Re: [PATCH 03/11] x86 topology: Add CPUID.1F multi-die/package support

From: Peter Zijlstra
Date: Tue Feb 26 2019 - 08:54:36 EST


On Wed, Feb 20, 2019 at 10:08:48AM -0500, Len Brown wrote:
> Thanks for the comments, Peter. I'll update the patch to address the
> syntax points. (Maybe checkpatch.pl should be updated to reflect your
> preferences?).

Don't know about checkpatch; I ignore plenty of its output. I think tglx
started a document somewhere for what tip prefers, but I'm not sure
where that went.

> About macros vs C. I agree with your preference.
> I used macros to be consistent with the existing code, and to be as
> backport friendly as possible.
> (a number of distros need to pull these patches into their supported kernels)
> Sure, I'm willing to write in a cosmetic-only patch, after the
> functional changes are upstream.

Fair enough.

> > It would've been nice to have the CPUID instruction 1F leaf reference
> > 3B-3.9 in the SDM, and maybe mention this here too.
>
> I didn't mention SDM sections because they change -- leaving stale
> pointers in our commit messages. The SDM is re-published 4 times per
> year.

Yah, I know. Which is why I keep all SDMs. So if you say, book 3 section
8 of Jul'17, I can find it :-)

> > You haven't explained, and I can't readily find it in the SDM either,
> > how these topology bits relate to caches and interconnects.
> >
> > Will these die thingies share LLC, or will LLC be per die. Will NUMA
> > span dies or not.
>
> Excellent question.
> Cache enumeration in Leaf-4 is totally unchanged.
> ACPI NUMA tables are totally unchanged.

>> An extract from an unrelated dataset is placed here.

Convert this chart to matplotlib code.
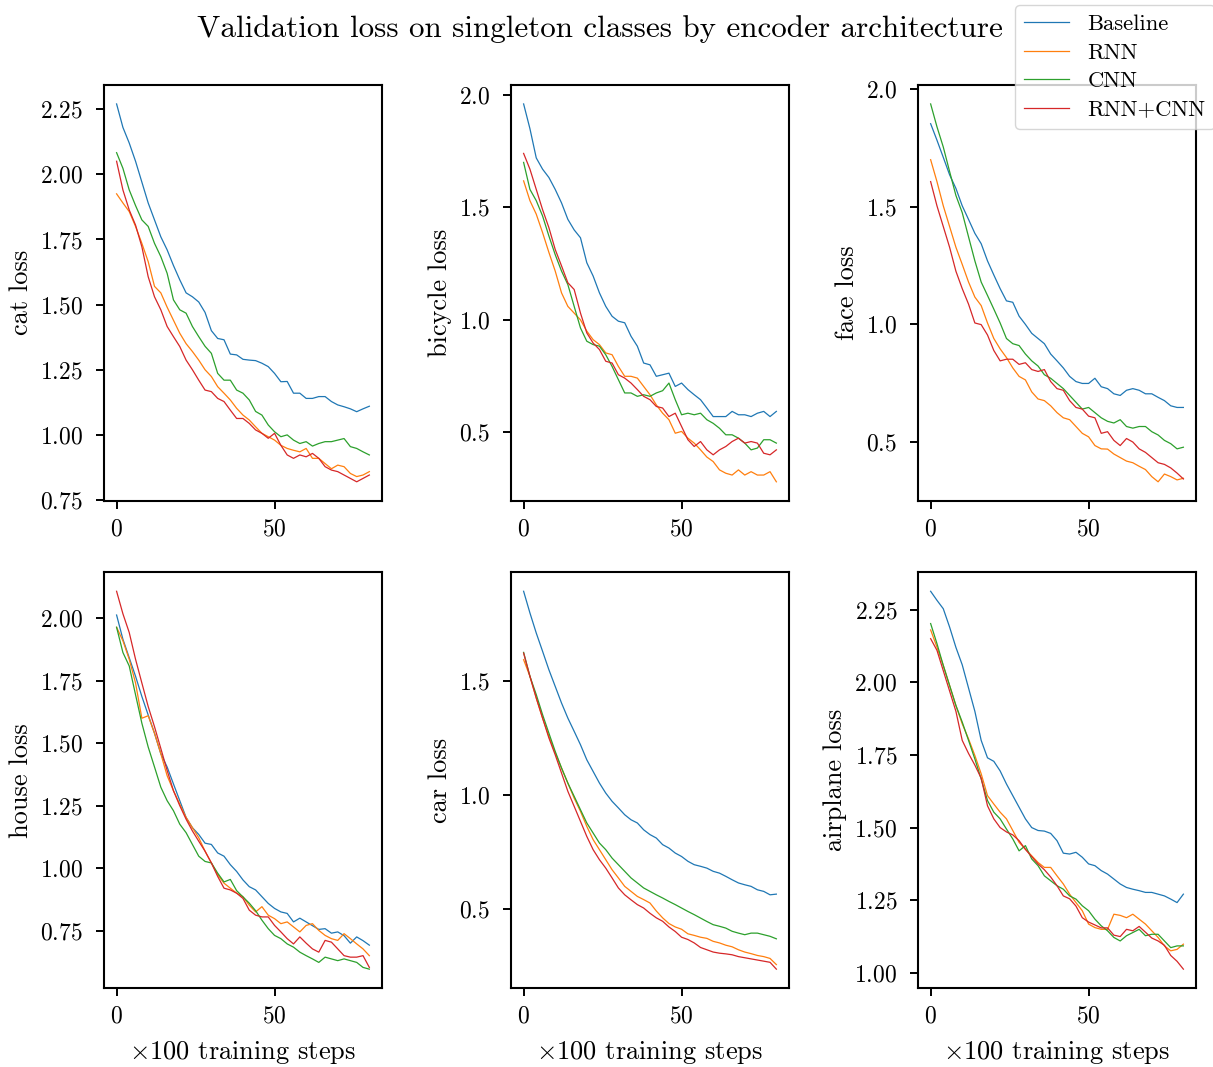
import numpy as np
import matplotlib
matplotlib.use("Agg")
import matplotlib.pyplot as plt
from matplotlib.ticker import MultipleLocator

plt.rcParams['font.family'] = 'cmr10'
plt.rcParams['mathtext.fontset'] = 'cm'
plt.rcParams['axes.formatter.use_mathtext'] = True
plt.rcParams['axes.unicode_minus'] = False

# x axis: x100 training steps, sampled every 2
steps = np.arange(0, 81, 2)

series_names = ['Baseline', 'RNN', 'CNN', 'RNN+CNN']
classes = ['cat', 'bicycle', 'face', 'house', 'car', 'airplane']
ytick_steps = [0.25, 0.5, 0.5, 0.25, 0.5, 0.25]

cat_baseline = [2.27, 2.18, 2.12, 2.05, 1.97, 1.89, 1.825, 1.76, 1.71, 1.65, 1.595, 1.545, 1.53, 1.51,
                1.47, 1.40, 1.37, 1.365, 1.31, 1.307, 1.29, 1.287, 1.285, 1.275, 1.262, 1.236, 1.204,
                1.205, 1.16, 1.16, 1.14, 1.14, 1.147, 1.147, 1.128, 1.115, 1.108, 1.10, 1.089, 1.10, 1.11]
cat_rnn = [1.925, 1.89, 1.857, 1.80, 1.735, 1.665, 1.57, 1.545, 1.49, 1.44, 1.39, 1.35, 1.32, 1.287,
           1.25, 1.224, 1.185, 1.16, 1.134, 1.102, 1.076, 1.057, 1.031, 1.006, 0.993, 0.98, 0.96,
           0.948, 0.941, 0.935, 0.948, 0.91, 0.91, 0.89, 0.87, 0.884, 0.878, 0.852, 0.84, 0.846, 0.859]
cat_cnn = [2.083, 2.023, 1.94, 1.88, 1.825, 1.80, 1.735, 1.684, 1.62, 1.518, 1.48, 1.467, 1.416, 1.377,
           1.34, 1.313, 1.236, 1.21, 1.21, 1.172, 1.16, 1.134, 1.09, 1.076, 1.038, 1.012, 0.993, 1.0,
           0.98, 0.967, 0.974, 0.957, 0.967, 0.974, 0.974, 0.98, 0.986, 0.955, 0.948, 0.935, 0.923]
cat_both = [2.05, 1.94, 1.863, 1.805, 1.722, 1.607, 1.53, 1.48, 1.416, 1.377, 1.339, 1.287, 1.25, 1.21,
            1.172, 1.166, 1.14, 1.128, 1.095, 1.063, 1.063, 1.044, 1.019, 1.006, 0.987, 1.006, 0.96,
            0.923, 0.91, 0.923, 0.916, 0.929, 0.91, 0.878, 0.865, 0.859, 0.846, 0.833, 0.82, 0.833, 0.846]

bicycle_baseline = [1.96, 1.85, 1.72, 1.67, 1.633, 1.58, 1.52, 1.447, 1.40, 1.365, 1.254, 1.195, 1.12,
                    1.06, 1.016, 0.994, 0.987, 0.927, 0.883, 0.808, 0.80, 0.749, 0.756, 0.763, 0.704,
                    0.719, 0.69, 0.667, 0.645, 0.608, 0.57, 0.57, 0.57, 0.593, 0.578, 0.578, 0.57,
                    0.585, 0.593, 0.57, 0.593]
bicycle_rnn = [1.618, 1.53, 1.47, 1.388, 1.30, 1.217, 1.12, 1.06, 1.03, 1.0, 0.95, 0.912, 0.89, 0.853,
               0.845, 0.793, 0.749, 0.749, 0.741, 0.704, 0.667, 0.622, 0.585, 0.556, 0.496, 0.504,
               0.474, 0.452, 0.422, 0.39, 0.37, 0.333, 0.318, 0.31, 0.333, 0.31, 0.325, 0.31, 0.31,
               0.325, 0.28]
bicycle_cnn = [1.70, 1.58, 1.53, 1.462, 1.373, 1.29, 1.217, 1.157, 1.06, 0.964, 0.905, 0.89, 0.883,
               0.845, 0.793, 0.734, 0.675, 0.675, 0.66, 0.667, 0.66, 0.675, 0.685, 0.719, 0.645, 0.578,
               0.585, 0.578, 0.585, 0.556, 0.54, 0.518, 0.489, 0.489, 0.474, 0.452, 0.422, 0.43, 0.467,
               0.467, 0.452]
bicycle_both = [1.74, 1.67, 1.58, 1.49, 1.41, 1.313, 1.24, 1.165, 1.135, 1.03, 0.942, 0.897, 0.868,
                0.816, 0.808, 0.756, 0.741, 0.719, 0.69, 0.66, 0.645, 0.615, 0.608, 0.57, 0.585, 0.526,
                0.467, 0.437, 0.459, 0.422, 0.40, 0.422, 0.437, 0.459, 0.474, 0.452, 0.459, 0.452,
                0.407, 0.40, 0.422]

face_baseline = [1.853, 1.783, 1.71, 1.636, 1.578, 1.504, 1.446, 1.387, 1.343, 1.27, 1.21, 1.152, 1.10,
                 1.094, 1.035, 1.0, 0.962, 0.94, 0.918, 0.874, 0.845, 0.815, 0.779, 0.757, 0.749,
                 0.749, 0.771, 0.735, 0.727, 0.705, 0.698, 0.72, 0.727, 0.72, 0.705, 0.705, 0.69,
                 0.676, 0.654, 0.647, 0.647]
face_rnn = [1.70, 1.607, 1.504, 1.416, 1.328, 1.255, 1.18, 1.116, 1.08, 1.006, 0.94, 0.896, 0.859,
            0.815, 0.779, 0.764, 0.713, 0.683, 0.676, 0.654, 0.625, 0.603, 0.595, 0.566, 0.537, 0.522,
            0.485, 0.471, 0.47, 0.449, 0.434, 0.419, 0.412, 0.397, 0.383, 0.353, 0.331, 0.364, 0.353,
            0.339, 0.346]
face_cnn = [1.937, 1.84, 1.754, 1.65, 1.548, 1.475, 1.372, 1.27, 1.18, 1.123, 1.065, 1.006, 0.94, 0.918,
            0.91, 0.874, 0.845, 0.823, 0.786, 0.771, 0.749, 0.727, 0.698, 0.669, 0.64, 0.647, 0.625,
            0.603, 0.588, 0.581, 0.595, 0.566, 0.559, 0.566, 0.566, 0.544, 0.53, 0.507, 0.493, 0.471,
            0.478]
face_both = [1.607, 1.504, 1.416, 1.328, 1.226, 1.152, 1.086, 1.006, 0.999, 0.955, 0.889, 0.845, 0.852,
             0.852, 0.83, 0.837, 0.808, 0.80, 0.808, 0.757, 0.727, 0.72, 0.676, 0.647, 0.64, 0.61,
             0.603, 0.537, 0.544, 0.507, 0.485, 0.515, 0.50, 0.471, 0.456, 0.434, 0.412, 0.405, 0.39,
             0.368, 0.343]

house_baseline = [2.013, 1.916, 1.842, 1.768, 1.687, 1.613, 1.54, 1.458, 1.405, 1.337, 1.27, 1.203,
                  1.162, 1.135, 1.10, 1.095, 1.061, 1.048, 1.014, 0.987, 0.953, 0.926, 0.913, 0.886,
                  0.859, 0.839, 0.825, 0.819, 0.785, 0.80, 0.785, 0.77, 0.755, 0.758, 0.74, 0.745,
                  0.73, 0.70, 0.725, 0.71, 0.692]
house_rnn = [1.964, 1.91, 1.836, 1.741, 1.60, 1.61, 1.54, 1.458, 1.37, 1.31, 1.256, 1.203, 1.162,
             1.122, 1.068, 1.021, 0.974, 0.94, 0.92, 0.90, 0.886, 0.852, 0.825, 0.846, 0.812, 0.798,
             0.778, 0.785, 0.765, 0.745, 0.771, 0.778, 0.751, 0.731, 0.718, 0.711, 0.738, 0.718,
             0.697, 0.677, 0.65]
house_cnn = [1.964, 1.863, 1.809, 1.694, 1.58, 1.485, 1.405, 1.324, 1.27, 1.23, 1.176, 1.142, 1.095,
             1.048, 1.027, 1.021, 0.98, 0.945, 0.955, 0.91, 0.885, 0.86, 0.83, 0.792, 0.758, 0.731,
             0.718, 0.697, 0.684, 0.664, 0.65, 0.637, 0.623, 0.644, 0.637, 0.63, 0.637, 0.63, 0.623,
             0.603, 0.596]
house_both = [2.108, 2.018, 1.943, 1.836, 1.741, 1.647, 1.566, 1.479, 1.391, 1.31, 1.25, 1.196, 1.149,
              1.108, 1.068, 1.021, 0.967, 0.92, 0.913, 0.90, 0.879, 0.832, 0.812, 0.805, 0.805,
              0.771, 0.745, 0.718, 0.697, 0.725, 0.70, 0.677, 0.664, 0.711, 0.704, 0.677, 0.65,
              0.644, 0.644, 0.65, 0.603]

car_baseline = [1.892, 1.797, 1.709, 1.629, 1.548, 1.475, 1.402, 1.336, 1.278, 1.219, 1.153, 1.102,
                1.051, 1.007, 0.971, 0.942, 0.912, 0.89, 0.876, 0.846, 0.825, 0.81, 0.781, 0.766,
                0.744, 0.729, 0.708, 0.693, 0.686, 0.678, 0.664, 0.656, 0.642, 0.627, 0.613, 0.605,
                0.598, 0.583, 0.576, 0.561, 0.564]
car_rnn = [1.592, 1.519, 1.424, 1.336, 1.256, 1.183, 1.117, 1.051, 0.985, 0.927, 0.861, 0.803, 0.759,
           0.715, 0.671, 0.635, 0.598, 0.576, 0.554, 0.54, 0.525, 0.49, 0.46, 0.435, 0.42, 0.41, 0.39,
           0.383, 0.375, 0.37, 0.357, 0.35, 0.34, 0.333, 0.32, 0.31, 0.303, 0.295, 0.29, 0.282, 0.255]
car_cnn = [1.624, 1.519, 1.439, 1.351, 1.27, 1.19, 1.117, 1.051, 0.993, 0.934, 0.876, 0.832, 0.788,
           0.759, 0.722, 0.693, 0.664, 0.635, 0.613, 0.591, 0.576, 0.561, 0.547, 0.532, 0.518, 0.503,
           0.488, 0.474, 0.459, 0.444, 0.43, 0.423, 0.415, 0.401, 0.393, 0.386, 0.393, 0.393, 0.386,
           0.379, 0.368]
car_both = [1.621, 1.519, 1.424, 1.336, 1.249, 1.175, 1.095, 1.015, 0.949, 0.883, 0.817, 0.759, 0.715,
            0.678, 0.635, 0.591, 0.561, 0.539, 0.518, 0.503, 0.48, 0.46, 0.445, 0.42, 0.40, 0.375,
            0.365, 0.35, 0.33, 0.32, 0.31, 0.305, 0.302, 0.298, 0.29, 0.285, 0.28, 0.275, 0.27, 0.265,
            0.235]

airplane_baseline = [2.313, 2.282, 2.253, 2.19, 2.12, 2.06, 1.98, 1.90, 1.80, 1.74, 1.728, 1.695, 1.65,
                     1.61, 1.57, 1.53, 1.50, 1.49, 1.488, 1.48, 1.455, 1.412, 1.409, 1.415, 1.398,
                     1.375, 1.369, 1.352, 1.34, 1.323, 1.306, 1.294, 1.288, 1.283, 1.277, 1.277, 1.271,
                     1.265, 1.254, 1.242, 1.271]
airplane_rnn = [2.18, 2.121, 2.058, 1.989, 1.92, 1.857, 1.805, 1.748, 1.685, 1.61, 1.581, 1.553, 1.53,
                1.49, 1.449, 1.426, 1.403, 1.38, 1.363, 1.363, 1.334, 1.306, 1.271, 1.242, 1.214, 1.168,
                1.156, 1.15, 1.15, 1.202, 1.198, 1.19, 1.202, 1.185, 1.168, 1.145, 1.122, 1.093, 1.076,
                1.081, 1.099]
airplane_cnn = [2.202, 2.133, 2.058, 1.989, 1.92, 1.863, 1.80, 1.736, 1.667, 1.593, 1.553, 1.53, 1.495,
                1.461, 1.42, 1.438, 1.392, 1.369, 1.334, 1.317, 1.30, 1.288, 1.265, 1.254, 1.231, 1.214,
                1.185, 1.162, 1.145, 1.122, 1.11, 1.128, 1.139, 1.15, 1.128, 1.133, 1.133, 1.11, 1.087,
                1.093, 1.093]
airplane_both = [2.15, 2.11, 2.04, 1.97, 1.90, 1.80, 1.755, 1.715, 1.67, 1.575, 1.53, 1.50, 1.485, 1.475,
                 1.455, 1.425, 1.40, 1.375, 1.355, 1.33, 1.30, 1.265, 1.255, 1.23, 1.19, 1.175, 1.165,
                 1.155, 1.155, 1.13, 1.125, 1.15, 1.145, 1.16, 1.14, 1.12, 1.11, 1.095, 1.06, 1.04, 1.013]

losses = {
    'cat': [cat_baseline, cat_rnn, cat_cnn, cat_both],
    'bicycle': [bicycle_baseline, bicycle_rnn, bicycle_cnn, bicycle_both],
    'face': [face_baseline, face_rnn, face_cnn, face_both],
    'house': [house_baseline, house_rnn, house_cnn, house_both],
    'car': [car_baseline, car_rnn, car_cnn, car_both],
    'airplane': [airplane_baseline, airplane_rnn, airplane_cnn, airplane_both],
}

fig, axs = plt.subplots(2, 3, figsize=(12.13, 10.67), dpi=100)
fig.subplots_adjust(left=0.0857, right=0.986, top=0.9203, bottom=0.074,
                    wspace=0.464, hspace=0.1725)

for i, (ax, cls) in enumerate(zip(axs.flat, classes)):
    for name, vals in zip(series_names, losses[cls]):
        ax.plot(steps, vals, lw=0.9, label=name)
    ax.set_ylabel(cls + ' loss', fontsize=19, labelpad=5)
    ax.xaxis.set_major_locator(MultipleLocator(50))
    ax.yaxis.set_major_locator(MultipleLocator(ytick_steps[i]))
    ax.tick_params(labelsize=17, length=6, width=1.4, pad=6.5)
    ax.tick_params(axis='y', pad=9)
    for sp in ax.spines.values():
        sp.set_linewidth(1.5)
    if i >= 3:
        ax.set_xlabel(r'$\times$100 training steps', fontsize=19, labelpad=8)

handles, labels = axs[0, 0].get_legend_handles_labels()
fig.legend(handles, labels, loc='upper right', bbox_to_anchor=(1.0107, 1.0056),
           fontsize=16.3, labelspacing=0.38)
fig.suptitle('Validation loss on singleton classes by encoder architecture',
             x=0.495, y=0.973, va='center', fontsize=22.4)

fig.savefig('out.png', dpi=100)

Sure; and yet Sub-NUMA-Clustering broke stuff in interesting ways. I'm
trying to get a feel for how these levels will interact with all that.

Before that SNC stuff, caches had never spanned NODEs (and I still
think that is 'creative' at best).

> From a scheduler point of view, imagine that a SKX system with 4 die
> in 4 packages was mechanically re-designed so that those 4 die resided
> in 2 double-sized packages.
>
> They may have tweaked the links between the die, but logically it is
> identical and compatible, and the legacy kernel will function
> properly.

This example has LLC in die and yes that works.

But I can imagine things like L2 in tile and L3 across tiles but within
DIE and then it _might_ make sense to still consider the tile for
scheduling.

Another option is having the LLC off die; also not unheard of.

And then there's many creative and slightly crazy ways this can all be
combined :/

> So the effect of Leaf B,1F is that it defines the scope of MSRs. eg.
> what processors does a die-scope MSR cover. That is why the rest of
> the patch is about sysfs topology, and about package MSR scope.
>
> Yes, there will be more exotic MSR situations in future products --
> the first ones are pretty simple -- something called a
> package-scope-MSR in the SDM today becomes a die-scope-MSR in this
> generation on a multi-die/package system.

Yes :-(

> It also reflects how many packages appear in sysfs, and this can
> effect licensing of some kinds of software.

That's just plain insanity and we should not let that affect our sysfs
interfaces.